What Is The Plot Of Kingdom Of The Feared?

2025-10-17 02:22:00 396

4 Answers

Delilah
Delilah
2025-10-18 20:25:39
I was immediately hooked by how 'Kingdom of the Feared' throws you into a place where fear isn't just an emotion—it's politics, economy, and religion all rolled into one.

The plot follows a reluctant protagonist who returns to a capital city built on monstrous bargains and ritual terror after years in exile. They discover the throne is kept secure by distilled fear that feeds sentient sigils and brutal enforcers, and that their family line has been both victim and steward of that system. As they navigate back-alley alliances, court betrayals, and a clandestine rebellion of those who've learned to weaponize courage, the story alternates between heist-like sequences and slow-burning revelations about where courage and cowardice really come from. Side characters steal scenes: a scholar who catalogs nightmares as artifacts, a hardened merc with soft spots, and a child who can see the memory-traces fear leaves behind.
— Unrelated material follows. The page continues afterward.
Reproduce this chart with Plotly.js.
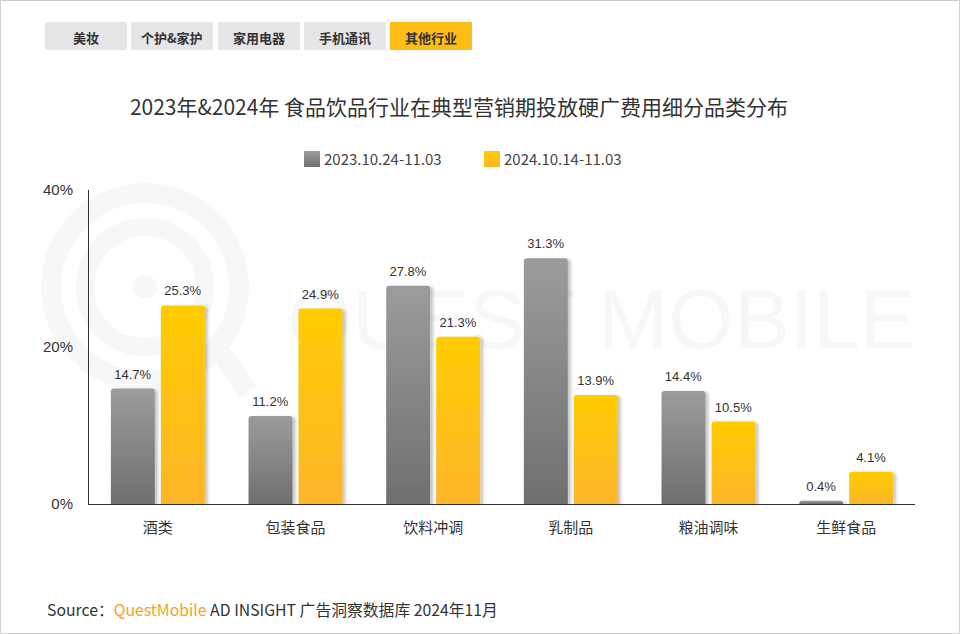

By the midpoint the book pivots into a moral dilemma: topple the mechanism and risk the collapse of civil order, or manipulate it to reshape society at cost of becoming what you hate. The ending isn't tidy—there's victory and loss tangled together, and the last chapter left me staring at the ceiling for a while, delighted and a little haunted.
Hudson
Hudson
2025-10-19 15:30:56
My book-club buddies and I kept yelling over each other at the scene where the protagonist walks through the 'Market of Echoes'—the place they trade memories of dread like spices. The core plot is a classic outsider’s arc, but every classic beat gets a twist. It opens with a small, personal mystery (who betrayed the protagonist's mentor?), expands into a citywide conspiracy, and then explodes into a war of belief that uses myths as weapons. I loved the layers: a believable magic system where fear can be distilled into talismans, rituals that require consent and thus complicate notions of blame, and a rebel movement that sometimes mirrors the tyrants it opposes.

The supporting cast is strong; my favorite is a cartographer who maps not geography but the topology of terror—literalizing metaphors in brilliant ways. The narrative jumps between gritty dungeon scenes, whispered council rooms, and wide-sweep set pieces, so the pacing feels dynamic. After finishing, I kept thinking about which characters I’d root for in a spinoff, which says a lot about how invested I became.
Ulysses
Ulysses
2025-10-22 09:04:39
I liked how 'Kingdom of the Feared' doesn't pretend fear is simple. The plot follows a main character who returns to a capital where the ruling class literally bank on fear to keep order. Early chapters focus on uncovering the machinery—rituals, fear-siphoning devices, and an underground market of nightmares. Then the story turns inward: personal loyalties are tested when the protagonist finds out their family benefited from the system. The climax is less about a single battle and more about exposing the truth, flipping the narrative, and deciding whether to rebuild or burn it all down. It ends in a bittersweet place that left me reflective, and I kept picturing certain scenes for days afterward.
Kiera
Kiera
2025-10-23 13:54:35
On my reread I started noticing how 'Kingdom of the Feared' is constructed like a political thriller disguised as dark fantasy. I followed the protagonist through three clear phases: discovery, infiltration, and reckoning. They begin as an outsider who uncovers the infrastructure behind the kingdom's dominance—ritualists siphoning terror into living banners, factories of nightmares that manufacture compliance, and nobles who trade children’s screams like coin. Midway the pacing tightens into espionage: coded messages, secret tunnels, and an uneasy alliance between imprisoned priests and a rebel captain. The climax centers on a coup that doesn't rely solely on swords but on flipping the very currency of the state—fear—against its keepers. I appreciated how the narrative interrogates power: is dismantling a corrupt system moral if the alternative risks chaos? The book doesn't hand me easy answers, and I find its ambiguity more satisfying than most tidy resolutions; it stayed with me long after I closed it.